03 - ETL with SparkSQL and Python

Querying Files

Direct File Querying

Query files directly using SQL.

SELECT * FROM 'csv:/path/to/file.csv';
SELECT * FROM CSV. 'dbfs:/location/csv_files/'
  • External Files and Raw Content: Create tables with CSV source
CREATE TABLE my_table
USING CSV
OPTIONS (path '/path/to/file.csv');
  • External Source Configuration:
    • Use CTAS for Delta/Lake tables.
CREATE TABLE delta_table
AS SELECT * FROM source_table;
  • Limitation: CTAS doesn’t support custom schemas.

CTAS - Registering Tables on External Data Sources

  • Create Table Syntax:
    CREATE TABLE table_name (col_name1 col_type1, ...)
    USING data_source
    OPTIONS (path 'location');
    
  • Automatically infer schema information from query results
  • Do Not support manual schema declaration.
  • Useful for external data ingestion with well-defined schema
  • Data Sync Limitation:

    • Data may not sync with storage; Delta tables ensure consistency.
  • Alternative Options:

    • Use temporary views and Delta/Lake tables.
    CREATE TEMP VIEW temp_view AS
    SELECT * FROM source_table;
    

Writing to Tables

Create or Replace Table

Completely overwrites the table each time.

CREATE OR REPLACE TABLE my_table AS
SELECT * FROM source_table;

Insert Overwrite Table

Replaces existing data with new data.

INSERT OVERWRITE TABLE my_table
SELECT * FROM new_data;

Merge Operation

Performs inserts, updates, and deletes in a single transaction.

CREATE OR REPLACE TEMP VIEW Customer_updates AS
SELECT * FROM json.`${dataset}/Customer-json-needs`;

MERGE INTO Customer C
USING Customer_updates U
ON C.customer_id = U.customer_id
WHEN MATCHED AND C.email IS NULL AND U.email IS NOT NULL THEN
  UPDATE SET email = U.email, updated = U.updated
WHEN NOT MATCHED THEN INSERT *

alt text

Advanced Transformation

  • Parsing JSON Objects with Struct Types: Convert the JSON string to structured data type based on the schema definition for the JSON
    SELECT from_json(profile, 'STRUCT<name: STRING, age: INT, email: STRING>') AS profile_struct
    FROM customers;
    
    • Use dot (.) notation for struct types.

explode: This function is used to transform an array or map into multiple rows, allowing for detailed analysis of individual elements. In Databricks Spark SQL, you use it with LATERAL VIEW.
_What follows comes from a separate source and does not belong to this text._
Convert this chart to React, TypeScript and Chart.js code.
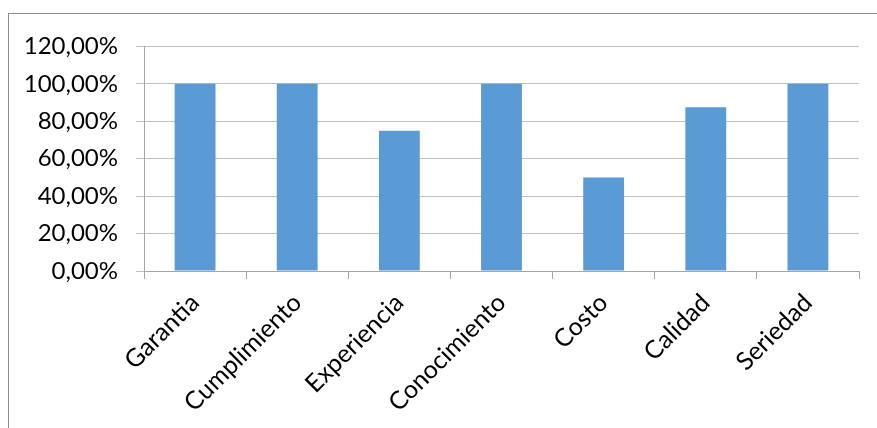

collect_set: This function aggregates distinct elements into a set, providing a list of unique values for each group. It’s useful for eliminating duplicates and summarizing data.

  • Operations:
    • UNION Operation:
      SELECT * FROM table1
      UNION
      SELECT * FROM table2;
      
    • PIVOT:
      SELECT * FROM (
        SELECT column1, column2 FROM table
      ) PIVOT (
        SUM(column2) FOR column1 IN ('value1', 'value2')
      );
      

Higher Order Functions

  • Description:
    • Manipulate hierarchical data like arrays and maps.
    • Functions: FILTER, TRANSFORM
    SELECT TRANSFORM(array_column, x -> x + 1) FROM table;
    

User Defined Functions (UDFs)

  • Extend functionality and leverage Spark optimization.
from pyspark.sql.functions import udf
from pyspark.sql.types import IntegerType

def add_one(x):
    return x + 1

add_one_udf = udf(add_one, IntegerType())
df.withColumn('new_column', add_one_udf(df['column']))

Upsert

  • Syntax:
    • Combines INSERT and UPDATE operations.
    MERGE INTO target_table
    USING source_table
    ON target_table.id = source_table.id
    WHEN MATCHED THEN
      UPDATE SET target_table.value = source_table.value
    WHEN NOT MATCHED THEN
      INSERT (id, value) VALUES (source_table.id, source_table.value);
    

These detailed notes and examples cover essential concepts in Spark SQL and the ETL process, focusing on table management, data transformation, and advanced functions, crucial for the Databricks Certified Data Engineer Associate exam.